“I just purchased my third pair of Ferragamo loafers, and I think my wardrobe is nearly complete! Looking into my closet makes me harder than I get when I smell the deep, earthy ink aroma of a fresh WSJ.”
I get a lot of questions on good reasons to say you want to be an investment banker. The good news for everyone out there is that the list of reasons to do investment banking is fairly standardized. There’s not a whole lot you can say that I haven’t already heard before, and to be honest, standard answers like “I want to learn a lot” are still good ones.
The same goes for interviewing and especially superday interviews. It’s easier to give a bad answer than to surprise someone with a brilliant answer, because there are no brilliant answers: just good answers, mediocre answers and terrible answers. Today I’m going to focus on the downside: mediocre and terrible answers. Reasons NOT to do investment banking.
Models And Bottles
This is one of the funniest videos I’ve ever seen on “banking lifestyle” (ok, I guess there haven’t been all that many videos on this topic), but it doesn’t mean you should say “models and bottles” when asked why you want to do banking. I don’t think anyone’s actually foolish enough to answer with this exactly, but any variant of making money/living the high life/getting beautiful women is a bad answer.

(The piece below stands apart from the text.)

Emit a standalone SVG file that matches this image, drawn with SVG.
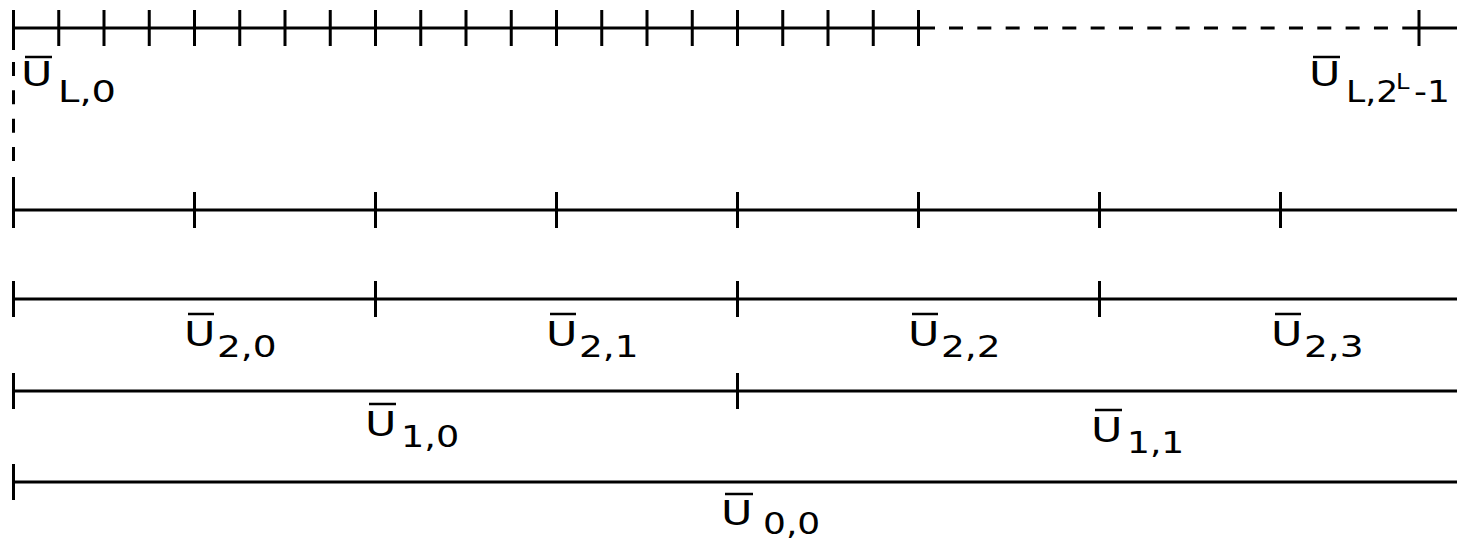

A lot of (most?) bankers are actually in the job for this very reason, but it’s not acceptable to admit it or suggest that’s why you’re interested in the field. Yes, investment banking salaries are legendary, but it’s taboo to discuss that.
Sometimes they try to put you on the spot in stress test superday interviews and get you to admit this under duress. In one interview they asked me, “Are you motivated by money?”
How do you answer such a question without admitting that you are motivated by money but also letting them you know you are in fact motivated by money?
“I’m not motivated if you just hand me a pile of money. I am motivated to work hard and earn money through my efforts.”
Plus, if you actually admit to doing it for the models and bottles, you’ll probably be fired (like A.J. here in the video once HR found out).
You Want An Entrepreneurial Work Environment
This one is a bit more controversial. I’ve heard interviewees say their long-term goals are to start their own companies or do something independent, and they’re just using banking as a stepping stone. Even if this is your actual goal, I would strongly recommend against saying so in an interview.
Working at a bank, especially as an investment banking analyst, and doing something entrepreneurial are completely different. As Samuel L. Jackson might say, “ain’t the same ballpark, it ain’t the same league, it ain’t even the same sport.” At the very top levels of banking, what the Managing Directors do is somewhat entrepreneurial because they have to build the business and bring in new clients. It’s not the same as building a business from nothing, but it’s closer than an Analyst will ever be.
The other issue here is that investment banks want to see that you are committed to the job for at least 2-3 years. Even if you don’t want to stay in banking, they would be much more comfortable knowing you want to go to private equity or join a hedge fund, because at least those are still in the realm of finance.
To Say You Could Hack It
This one, again, falls under the realm of something you wouldn’t say, but might have in the back of your mind if you want to do something completely different eventually, such as public service.
Although you can learn a lot in 2 years of banking, it is not worth the pain and suffering you go through if you just want to show people “you could hack it.” If you really do want to do it and then go off and do something unrelated, it would be most rational to be an Analyst for 1 year and then leave for other pursuits. I know of several people who have done something similar. While it’s still painful, 1 year is better than 2 (as long as you’re not at UBS LA). And you still get to take advantage of those investment banking bonuses.
Most of your learning occurs in the first 6 months – 1 year period, so you won’t be missing out on much if you leave after that; the main drawback will be fewer closed deals to discuss.